Vertical organic spin valves in perpendicular magnetic fields

TL;DR

This study investigates magnetoresistance in vertical organic spin valves under perpendicular magnetic fields, finding no Hanle precession effects, suggesting the magnetoresistance arises from tunneling mechanisms rather than spin injection.

Contribution

It provides experimental evidence that magnetoresistance in these devices is dominated by tunneling effects, challenging the assumption of spin injection as the primary mechanism.

Findings

No Hanle precession observed in perpendicular fields.

Magnetoresistance attributed to tunneling through pinholes.

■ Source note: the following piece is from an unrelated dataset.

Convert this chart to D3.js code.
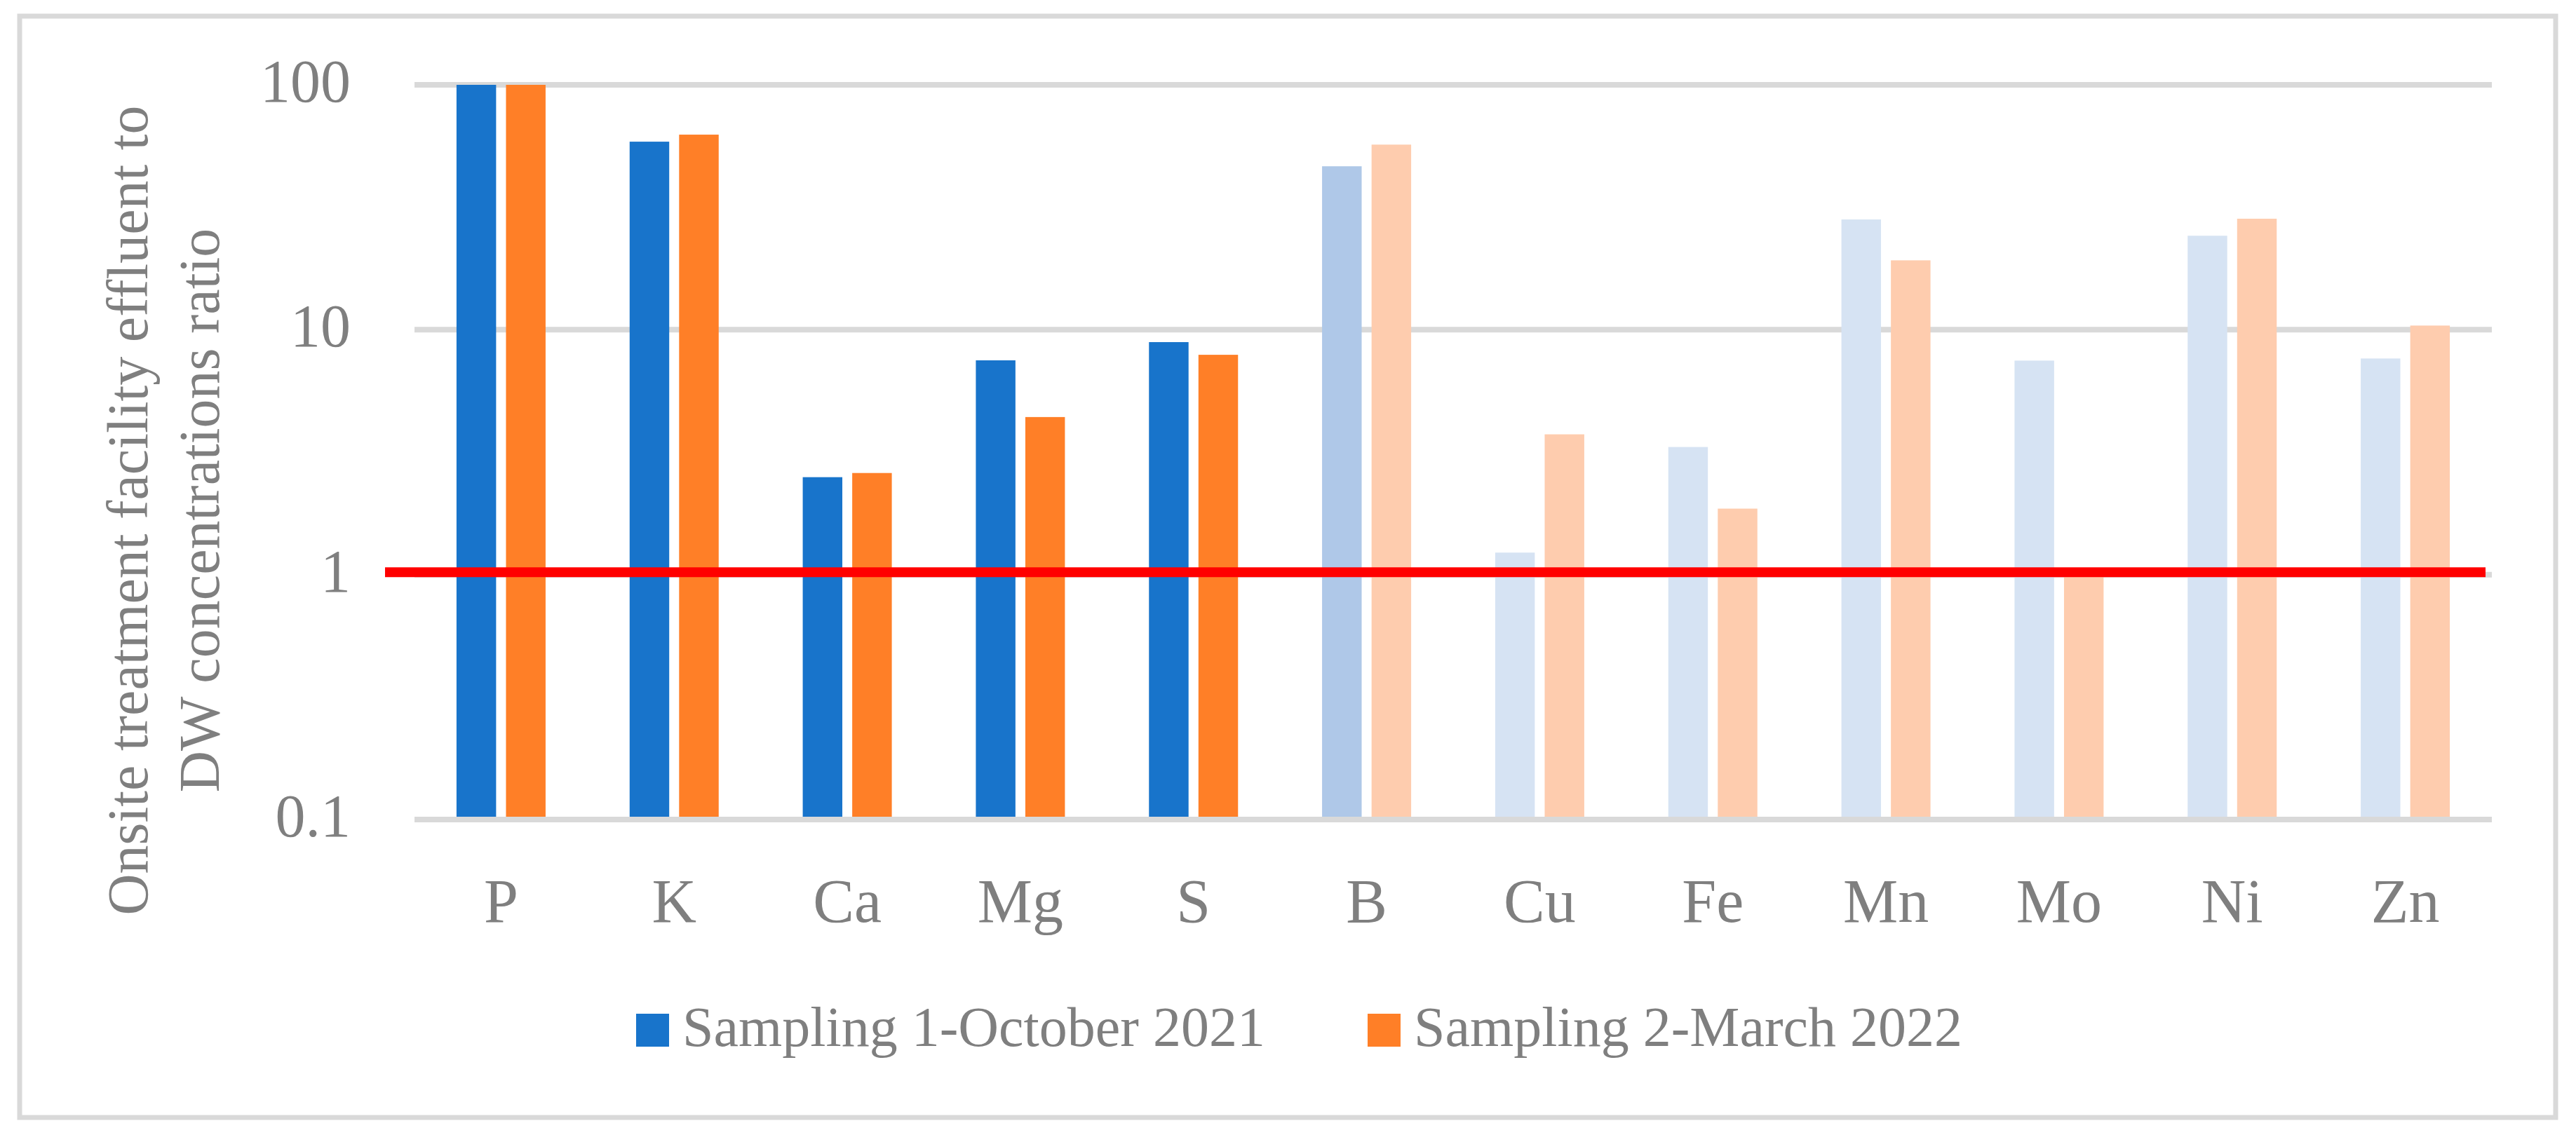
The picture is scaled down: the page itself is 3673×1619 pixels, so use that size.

Results suggest tunneling, not spin injection, governs magnetoresistance.

Abstract

We report the results of magnetoresistance measurements in vertical organic spin valves with the magnetic field oriented perpendicular to the layer stack. The magnetoresistance measurements were performed after carefully preparing either parallel or antiparallel in-plane magnetization states of the magnetic electrodes in order to observe traces of Hanle precession. Due to the low mobility in organic semiconductors the transit time of spin polarized carriers should allow for precession of the spins in perpendicular fields which in statistical average would quench the magnetoresistance. However, in none of the experiments we do observe any change in resistance while sweeping the perpendicular field, up to the point where the electrode's magnetization starts to reorient. This absence of Hanle type effects indicates that the magnetoresistance is not based on the injection of spin polarized electrons into the organic semiconductor but rather on tunneling through pinholes superimposed with tunneling anisotropic magnetoresistance.